Lawson rejoined the Faenza-based operation ahead of the Japanese Grand Prix.
That weekend marked his first laps in the car, having started the season with Red Bull.
Even still, he made his first Q2 appearance of the year before a strategy gamble saw him finish the race 17th.
The team then missed the set-up window in Bahrain as the weather wreaked havoc during practice. Extreme heat during the first and third sessions complicated their decision-making.
Lawson reasoned that a lack of familiarity also played a role that weekend, not to mention a DRS issue in qualifying that was ultimately traced back to operator error.
“You do your prep work before you roll the car out, and it works exactly like you expect it to, and how you expect the track to be, and everything like that,” Lawson said.
“And then you’re fine-tuning.
“Sometimes, you roll the car out and, all of a sudden, conditions are different to what you expect.

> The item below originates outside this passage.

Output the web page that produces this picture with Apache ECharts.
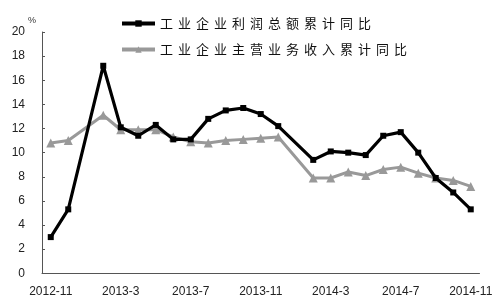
<!DOCTYPE html>
<html><head><meta charset="utf-8">
<script src="https://cdn.jsdelivr.net/npm/echarts@6/dist/echarts.min.js"></script>
<style>html,body{margin:0;padding:0;background:#fff}#c{width:500px;height:308px}</style>
</head><body><div id="c"></div>
<script>
var categories = ["2012-11","2012-12","2013-1","2013-2","2013-3","2013-4","2013-5","2013-6","2013-7","2013-8","2013-9","2013-10","2013-11","2013-12","2014-1","2014-2","2014-3","2014-4","2014-5","2014-6","2014-7","2014-8","2014-9","2014-10","2014-11"];
var profitGrowth = [3.0,5.3,null,17.2,12.1,11.4,12.3,11.1,11.1,12.8,13.5,13.7,13.2,12.2,null,9.4,10.1,10.0,9.8,11.4,11.7,10.0,7.9,6.7,5.3];
var revenueGrowth = [10.8,11.0,null,13.1,11.9,11.9,11.9,11.3,10.9,10.8,11.0,11.1,11.2,11.3,null,7.9,7.9,8.4,8.1,8.6,8.8,8.3,7.9,7.7,7.2];
var seriesNames = ["工业企业利润总额累计同比","工业企业主营业务收入累计同比"];
var yTicks = {min:0, max:20, interval:2};

var chart = echarts.init(document.getElementById('c'), null, {renderer:'canvas'});
var font = 'Liberation Sans, Arial, sans-serif';
chart.setOption({
  animation:false,
  backgroundColor:'#fff',
  grid:{left:42, right:20.5, top:32, bottom:34.7, containLabel:false},
  legend:{
    orient:'vertical', left:115, top:12, itemGap:13,
    itemWidth:33, itemHeight:8,
    data:seriesNames,
    lineStyle:{width:4},
    formatter:function(n){return n.split('').map(function(ch){return '{c|'+ch+'}';}).join('');},
    textStyle:{color:'#111', fontSize:13, fontFamily:'Noto Sans CJK SC',
      rich:{c:{width:18, fontSize:13, color:'#111', fontFamily:'Noto Sans CJK SC'}}}
  },
  xAxis:{
    type:'category', data:categories, boundaryGap:true,
    axisLine:{lineStyle:{color:'#555', width:1}},
    axisTick:{inside:true, length:4, interval:3, lineStyle:{color:'#555'}},
    axisLabel:{interval:3, color:'#222', fontSize:12, fontFamily:font, margin:12},
    splitLine:{show:false}
  },
  yAxis:{
    type:'value', min:yTicks.min, max:yTicks.max, interval:yTicks.interval,
    name:'%', nameGap:7,
    nameTextStyle:{color:'#333', fontSize:9, fontFamily:font, padding:[0,20,0,0]},
    axisLine:{show:true, lineStyle:{color:'#555', width:1}},
    axisTick:{show:true, inside:true, length:3, lineStyle:{color:'#555'}},
    axisLabel:{color:'#222', fontSize:12, fontFamily:font, margin:17},
    splitLine:{show:false}
  },
  series:[
    {name:seriesNames[0], type:'line', data:profitGrowth, connectNulls:true,
     symbol:'rect', symbolSize:6, showAllSymbol:true,
     itemStyle:{color:'#000'}, lineStyle:{color:'#000', width:3.2}, z:3},
    {name:seriesNames[1], type:'line', data:revenueGrowth, connectNulls:true,
     symbol:'triangle', symbolSize:9, showAllSymbol:true,
     itemStyle:{color:'#999'}, lineStyle:{color:'#999', width:3}, z:2}
  ]
});
</script></body></html>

“Everybody rolled out in qualifying and I think struggled massively from what we were expecting,” he added of Bahrain.
“With the conditions we expected it probably to be a bit easier to drive, being cooler from P3, but in reality it was actually a really difficult session for a lot of people.”
That saw Lawson bundled out of the session at the first hurdle with the 17th fastest time.

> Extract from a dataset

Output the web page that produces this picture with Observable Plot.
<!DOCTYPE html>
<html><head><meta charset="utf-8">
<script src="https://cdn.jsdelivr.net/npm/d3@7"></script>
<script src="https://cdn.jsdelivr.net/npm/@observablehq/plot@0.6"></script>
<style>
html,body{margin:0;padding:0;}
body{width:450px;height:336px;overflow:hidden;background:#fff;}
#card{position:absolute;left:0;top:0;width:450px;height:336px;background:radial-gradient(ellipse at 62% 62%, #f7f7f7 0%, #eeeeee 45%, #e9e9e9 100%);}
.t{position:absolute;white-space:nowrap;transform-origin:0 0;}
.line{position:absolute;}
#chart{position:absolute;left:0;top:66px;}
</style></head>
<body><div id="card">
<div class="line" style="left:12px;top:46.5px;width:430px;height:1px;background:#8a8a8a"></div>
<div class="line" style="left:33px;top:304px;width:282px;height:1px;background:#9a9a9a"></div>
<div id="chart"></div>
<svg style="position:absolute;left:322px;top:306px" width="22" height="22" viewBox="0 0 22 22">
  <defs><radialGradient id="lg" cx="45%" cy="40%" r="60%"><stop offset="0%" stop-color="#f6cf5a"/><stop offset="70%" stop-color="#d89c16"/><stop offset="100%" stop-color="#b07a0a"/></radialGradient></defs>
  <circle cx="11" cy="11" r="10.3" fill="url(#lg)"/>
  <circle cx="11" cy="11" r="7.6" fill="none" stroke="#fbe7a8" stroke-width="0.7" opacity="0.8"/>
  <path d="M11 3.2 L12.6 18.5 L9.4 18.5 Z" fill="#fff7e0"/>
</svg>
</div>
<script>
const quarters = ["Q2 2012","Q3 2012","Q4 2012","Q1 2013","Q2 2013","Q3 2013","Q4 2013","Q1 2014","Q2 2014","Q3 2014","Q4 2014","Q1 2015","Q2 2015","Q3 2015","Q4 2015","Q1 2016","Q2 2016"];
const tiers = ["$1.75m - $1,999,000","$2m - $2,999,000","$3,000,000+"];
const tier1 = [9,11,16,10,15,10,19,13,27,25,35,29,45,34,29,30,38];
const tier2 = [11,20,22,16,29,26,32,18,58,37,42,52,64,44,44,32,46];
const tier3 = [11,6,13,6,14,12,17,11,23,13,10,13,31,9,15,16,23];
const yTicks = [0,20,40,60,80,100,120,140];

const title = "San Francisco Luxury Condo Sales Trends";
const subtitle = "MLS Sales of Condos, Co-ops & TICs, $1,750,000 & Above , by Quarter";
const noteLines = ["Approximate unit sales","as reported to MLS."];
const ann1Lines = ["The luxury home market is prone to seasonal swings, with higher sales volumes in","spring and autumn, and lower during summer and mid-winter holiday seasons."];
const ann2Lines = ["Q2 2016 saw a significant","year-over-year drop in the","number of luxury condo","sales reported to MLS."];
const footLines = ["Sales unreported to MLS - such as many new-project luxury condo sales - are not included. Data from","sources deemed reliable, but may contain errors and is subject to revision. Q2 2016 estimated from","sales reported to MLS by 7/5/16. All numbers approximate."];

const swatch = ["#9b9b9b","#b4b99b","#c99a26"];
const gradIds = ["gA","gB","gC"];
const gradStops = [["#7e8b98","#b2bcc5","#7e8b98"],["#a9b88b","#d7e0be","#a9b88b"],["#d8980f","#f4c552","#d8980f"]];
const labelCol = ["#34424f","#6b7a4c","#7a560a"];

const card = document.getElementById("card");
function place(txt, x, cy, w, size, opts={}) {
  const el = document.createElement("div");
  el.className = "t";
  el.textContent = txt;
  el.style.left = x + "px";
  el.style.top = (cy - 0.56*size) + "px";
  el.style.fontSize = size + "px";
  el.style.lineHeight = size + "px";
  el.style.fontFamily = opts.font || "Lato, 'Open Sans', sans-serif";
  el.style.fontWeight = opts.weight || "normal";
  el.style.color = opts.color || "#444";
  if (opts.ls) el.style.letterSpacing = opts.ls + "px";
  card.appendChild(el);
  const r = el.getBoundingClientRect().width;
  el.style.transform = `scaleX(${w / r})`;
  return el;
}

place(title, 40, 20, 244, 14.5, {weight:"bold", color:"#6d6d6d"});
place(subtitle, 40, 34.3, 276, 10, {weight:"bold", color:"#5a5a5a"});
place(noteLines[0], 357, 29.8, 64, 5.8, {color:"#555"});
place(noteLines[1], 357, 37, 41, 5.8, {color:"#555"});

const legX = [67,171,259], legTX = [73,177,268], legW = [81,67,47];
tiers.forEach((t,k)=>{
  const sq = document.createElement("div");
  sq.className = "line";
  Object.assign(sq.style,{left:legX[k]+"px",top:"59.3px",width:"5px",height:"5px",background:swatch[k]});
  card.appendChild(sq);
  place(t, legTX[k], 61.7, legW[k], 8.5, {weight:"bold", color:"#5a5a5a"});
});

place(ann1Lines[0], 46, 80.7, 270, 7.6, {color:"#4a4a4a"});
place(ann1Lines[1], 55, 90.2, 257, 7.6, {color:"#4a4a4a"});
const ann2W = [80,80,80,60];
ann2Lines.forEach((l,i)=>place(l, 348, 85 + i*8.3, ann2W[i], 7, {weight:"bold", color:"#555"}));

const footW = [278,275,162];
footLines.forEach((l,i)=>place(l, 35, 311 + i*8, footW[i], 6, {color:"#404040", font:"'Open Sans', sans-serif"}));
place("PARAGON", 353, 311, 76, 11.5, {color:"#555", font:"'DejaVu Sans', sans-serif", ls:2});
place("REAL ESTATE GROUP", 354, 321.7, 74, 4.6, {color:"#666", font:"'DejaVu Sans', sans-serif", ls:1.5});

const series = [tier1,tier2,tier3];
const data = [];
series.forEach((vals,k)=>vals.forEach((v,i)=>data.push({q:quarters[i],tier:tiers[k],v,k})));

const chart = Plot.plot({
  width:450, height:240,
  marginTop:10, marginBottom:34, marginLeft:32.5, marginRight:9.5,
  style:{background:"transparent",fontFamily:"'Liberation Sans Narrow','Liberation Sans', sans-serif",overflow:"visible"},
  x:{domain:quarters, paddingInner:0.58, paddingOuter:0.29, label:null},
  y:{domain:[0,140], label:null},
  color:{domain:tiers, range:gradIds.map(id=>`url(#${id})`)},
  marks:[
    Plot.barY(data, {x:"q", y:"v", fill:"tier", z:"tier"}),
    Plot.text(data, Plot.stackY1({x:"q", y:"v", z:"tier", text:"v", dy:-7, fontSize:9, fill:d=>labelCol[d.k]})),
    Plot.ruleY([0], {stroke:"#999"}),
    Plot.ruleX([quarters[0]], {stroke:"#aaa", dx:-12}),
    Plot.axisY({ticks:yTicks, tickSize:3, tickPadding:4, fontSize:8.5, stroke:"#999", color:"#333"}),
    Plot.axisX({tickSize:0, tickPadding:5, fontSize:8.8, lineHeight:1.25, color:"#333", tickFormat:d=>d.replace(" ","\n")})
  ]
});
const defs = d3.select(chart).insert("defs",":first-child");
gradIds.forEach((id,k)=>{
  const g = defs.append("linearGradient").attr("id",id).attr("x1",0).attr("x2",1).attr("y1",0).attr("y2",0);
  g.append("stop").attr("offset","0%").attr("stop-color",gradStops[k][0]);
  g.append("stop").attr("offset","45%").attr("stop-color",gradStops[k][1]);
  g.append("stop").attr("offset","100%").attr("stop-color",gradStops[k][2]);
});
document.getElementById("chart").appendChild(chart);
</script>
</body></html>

“We just didn’t quite get it right,” he said of his Bahrain set-up.
“The car is obviously still fast and I think in the race as well it was fast at points, depending what compound we were on.
“We had a competitive last stint, so it wasn’t, I think, a true show of form.”
That is at least in part a result of an unfamiliarity with the car.
During testing, Lawson drove for Red Bull with the sum of his time in the VCARB02 coming over the Japanese and Bahrain race weekends.
That has afforded little time to dial in his personal preferences into the set-up, though that process is now beginning to happen.
“In terms of extracting the performance out of the car, I think I was definitely closer to that in Bahrain than in Japan,” Lawson said.
“But also, we had a weekend as well to get comfortable with things.
“As much as a car is what it is, everybody has their things that they like.
“To work all that out in one weekend is not the easiest to do.
“Every race weekend you do, between me and my engineers, we work out things that suit me, personally, to take forward.
“Now we get to go into a third weekend and start with more of those things.”